Never knew being a parent is hard and there is no manual or guide in being a parent, only the teaching we had from our own upbringing. We try our best and hope it will workout in the end.
Challenges are part of life, and it starts from an early age, life paves the road which is full of obstacles and challenges and it is never always a straight road. We navigate through life to the best of our judgment and abilities, passing through childhood to our teenage then on to adulthood.
As adults we face new set of experiences, we are given responsibilities and the freedom to forge our own path which will carve out our future. Wherever that path may lead us, we aren’t always in control of it.
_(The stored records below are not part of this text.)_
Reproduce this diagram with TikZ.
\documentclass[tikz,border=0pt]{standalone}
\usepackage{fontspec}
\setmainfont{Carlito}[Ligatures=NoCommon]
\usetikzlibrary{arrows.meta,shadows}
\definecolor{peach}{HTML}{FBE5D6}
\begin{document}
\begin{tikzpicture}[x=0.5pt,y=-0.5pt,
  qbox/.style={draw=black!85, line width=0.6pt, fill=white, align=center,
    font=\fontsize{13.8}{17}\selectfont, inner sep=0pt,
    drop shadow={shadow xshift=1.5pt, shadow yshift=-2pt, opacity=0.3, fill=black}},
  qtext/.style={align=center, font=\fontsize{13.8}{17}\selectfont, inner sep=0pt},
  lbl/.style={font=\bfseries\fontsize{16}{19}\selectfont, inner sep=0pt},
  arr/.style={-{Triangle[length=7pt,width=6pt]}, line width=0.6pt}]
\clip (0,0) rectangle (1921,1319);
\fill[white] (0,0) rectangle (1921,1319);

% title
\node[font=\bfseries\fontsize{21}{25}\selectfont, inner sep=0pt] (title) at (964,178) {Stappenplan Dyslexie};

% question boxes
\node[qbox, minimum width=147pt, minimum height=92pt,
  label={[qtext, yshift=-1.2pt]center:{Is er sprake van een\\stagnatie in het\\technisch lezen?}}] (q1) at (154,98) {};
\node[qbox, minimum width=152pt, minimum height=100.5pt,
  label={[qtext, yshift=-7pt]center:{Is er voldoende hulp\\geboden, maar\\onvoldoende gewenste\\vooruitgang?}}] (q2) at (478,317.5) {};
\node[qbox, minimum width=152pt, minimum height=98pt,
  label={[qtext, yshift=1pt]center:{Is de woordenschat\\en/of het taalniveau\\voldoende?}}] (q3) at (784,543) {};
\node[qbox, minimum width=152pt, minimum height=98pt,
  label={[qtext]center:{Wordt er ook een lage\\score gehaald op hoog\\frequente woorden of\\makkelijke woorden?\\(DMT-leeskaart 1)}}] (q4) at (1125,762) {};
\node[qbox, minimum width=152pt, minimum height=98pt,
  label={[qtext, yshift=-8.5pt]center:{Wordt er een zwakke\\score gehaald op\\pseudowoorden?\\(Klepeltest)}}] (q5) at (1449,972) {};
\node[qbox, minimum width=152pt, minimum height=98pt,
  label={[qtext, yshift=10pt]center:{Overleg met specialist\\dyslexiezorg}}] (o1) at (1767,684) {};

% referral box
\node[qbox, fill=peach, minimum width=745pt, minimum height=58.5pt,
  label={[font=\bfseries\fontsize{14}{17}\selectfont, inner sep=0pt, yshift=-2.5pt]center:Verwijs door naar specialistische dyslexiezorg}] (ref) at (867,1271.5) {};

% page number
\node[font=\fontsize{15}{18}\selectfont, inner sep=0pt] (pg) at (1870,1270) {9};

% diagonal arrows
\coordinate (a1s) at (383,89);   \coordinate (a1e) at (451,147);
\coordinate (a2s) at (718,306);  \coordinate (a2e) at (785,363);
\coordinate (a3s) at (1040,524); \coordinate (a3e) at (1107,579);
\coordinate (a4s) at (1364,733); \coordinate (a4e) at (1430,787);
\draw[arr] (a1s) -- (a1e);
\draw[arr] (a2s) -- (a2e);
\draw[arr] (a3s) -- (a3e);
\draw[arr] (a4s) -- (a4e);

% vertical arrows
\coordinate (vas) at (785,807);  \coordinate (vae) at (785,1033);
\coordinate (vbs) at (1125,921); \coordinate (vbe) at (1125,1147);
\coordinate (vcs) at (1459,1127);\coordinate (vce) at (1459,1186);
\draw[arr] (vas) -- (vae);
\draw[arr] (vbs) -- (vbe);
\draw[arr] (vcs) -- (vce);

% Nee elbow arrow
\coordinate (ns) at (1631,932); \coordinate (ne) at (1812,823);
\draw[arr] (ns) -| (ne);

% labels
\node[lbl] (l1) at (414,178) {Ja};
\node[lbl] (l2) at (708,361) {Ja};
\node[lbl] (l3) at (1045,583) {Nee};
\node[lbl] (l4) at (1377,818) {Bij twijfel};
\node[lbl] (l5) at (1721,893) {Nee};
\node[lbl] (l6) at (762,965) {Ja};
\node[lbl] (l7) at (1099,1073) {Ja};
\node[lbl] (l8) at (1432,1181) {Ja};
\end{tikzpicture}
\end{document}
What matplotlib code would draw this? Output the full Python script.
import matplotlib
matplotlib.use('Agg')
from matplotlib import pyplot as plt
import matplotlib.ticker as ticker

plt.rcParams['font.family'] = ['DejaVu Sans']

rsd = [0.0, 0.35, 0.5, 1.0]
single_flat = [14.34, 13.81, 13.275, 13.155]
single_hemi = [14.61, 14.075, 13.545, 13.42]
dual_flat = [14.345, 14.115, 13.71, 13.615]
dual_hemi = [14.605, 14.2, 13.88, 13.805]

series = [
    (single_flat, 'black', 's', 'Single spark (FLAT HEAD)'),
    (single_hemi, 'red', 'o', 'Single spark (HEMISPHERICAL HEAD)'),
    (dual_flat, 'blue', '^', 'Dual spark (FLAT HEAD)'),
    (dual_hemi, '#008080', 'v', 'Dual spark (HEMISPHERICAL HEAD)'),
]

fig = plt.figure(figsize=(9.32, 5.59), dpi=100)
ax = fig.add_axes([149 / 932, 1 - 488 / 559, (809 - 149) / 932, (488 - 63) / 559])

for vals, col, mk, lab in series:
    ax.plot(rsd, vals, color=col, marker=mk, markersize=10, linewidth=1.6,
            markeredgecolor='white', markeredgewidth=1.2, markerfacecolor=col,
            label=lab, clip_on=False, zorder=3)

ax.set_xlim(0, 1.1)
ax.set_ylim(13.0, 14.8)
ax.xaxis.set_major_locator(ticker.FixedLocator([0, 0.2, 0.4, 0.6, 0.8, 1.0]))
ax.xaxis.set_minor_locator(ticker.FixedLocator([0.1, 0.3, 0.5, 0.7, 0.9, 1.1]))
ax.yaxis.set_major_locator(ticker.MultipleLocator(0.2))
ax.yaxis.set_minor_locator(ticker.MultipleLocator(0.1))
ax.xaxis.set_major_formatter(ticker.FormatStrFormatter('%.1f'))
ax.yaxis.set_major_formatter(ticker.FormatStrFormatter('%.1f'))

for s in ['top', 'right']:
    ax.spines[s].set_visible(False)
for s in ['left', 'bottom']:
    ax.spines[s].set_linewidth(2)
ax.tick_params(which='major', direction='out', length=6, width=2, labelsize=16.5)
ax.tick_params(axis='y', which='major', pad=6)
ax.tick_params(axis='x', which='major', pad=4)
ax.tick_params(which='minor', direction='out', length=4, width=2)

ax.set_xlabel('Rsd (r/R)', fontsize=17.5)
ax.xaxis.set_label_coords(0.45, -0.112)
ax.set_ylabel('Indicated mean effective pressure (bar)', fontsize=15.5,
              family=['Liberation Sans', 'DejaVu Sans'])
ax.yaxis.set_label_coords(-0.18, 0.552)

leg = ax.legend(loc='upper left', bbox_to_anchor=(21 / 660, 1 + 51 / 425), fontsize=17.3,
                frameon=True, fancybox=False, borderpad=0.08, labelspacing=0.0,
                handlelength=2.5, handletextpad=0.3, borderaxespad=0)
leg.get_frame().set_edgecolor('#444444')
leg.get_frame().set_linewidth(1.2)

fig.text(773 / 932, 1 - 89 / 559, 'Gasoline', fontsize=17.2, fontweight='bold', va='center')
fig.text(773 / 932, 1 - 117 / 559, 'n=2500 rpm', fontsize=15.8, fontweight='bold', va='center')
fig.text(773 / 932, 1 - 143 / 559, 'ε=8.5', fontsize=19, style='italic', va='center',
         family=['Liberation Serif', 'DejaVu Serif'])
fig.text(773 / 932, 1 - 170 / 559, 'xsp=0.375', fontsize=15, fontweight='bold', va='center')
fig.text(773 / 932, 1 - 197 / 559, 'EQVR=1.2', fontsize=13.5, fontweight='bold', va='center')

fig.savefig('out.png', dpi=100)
But we make best of the situation and learn from our mistakes. But the real challenge is when we are introduced to a second person in our life. Now no longer living it ourselves, but with another person, with it includes new set of responsibilities.
As we start to build a new life around our family they start to grow - one becomes two, three or more. We now have children - the reality starts to sinks in - we are parents now.
That also means our responsibilities and priorities have changed and a new path has been written.
Of course responsibilities are shared between partners and children are being considered a blessing.
Like any blessing you have to be grateful, work hard to up hold it, love them unconditionally for as long we breathe.
We will do everything in our might to protect, provide, support, and love them as long as we can. As parents we would have made a promise to our children that we will give them a better life.
Now that’s not to say our life was ever bad, our parents had provided us a life where we didn’t have to think nor worry.
So the promise is like a passage in becoming a parent.
Much of it we could try taking examples of our parent’s how they loved, cared and supported. Which we try to instill into our own parental style in the hope that our children will grow up having the right upbringing.
But truth be told we never really understood what our parents went through until we had become parents ourselves.
The sweat and tears, pain and dedication put in creating a safe and loving childhood. But the doubt never seem far away, questioning ourselves as parents.
The truth of parenting is a full time job with all the perks included. Never a dull moment.
But one thing has to be said. Please take it easy don’t be hard on yourself. You’re doing your best even if you don’t see it.
The fact we are asking ourselves these questions. Means we care and will do our best for them. Which means ‘Yes we are good parents’. If there is any other indication that it is when they come to us saying “I love to the moon and back”.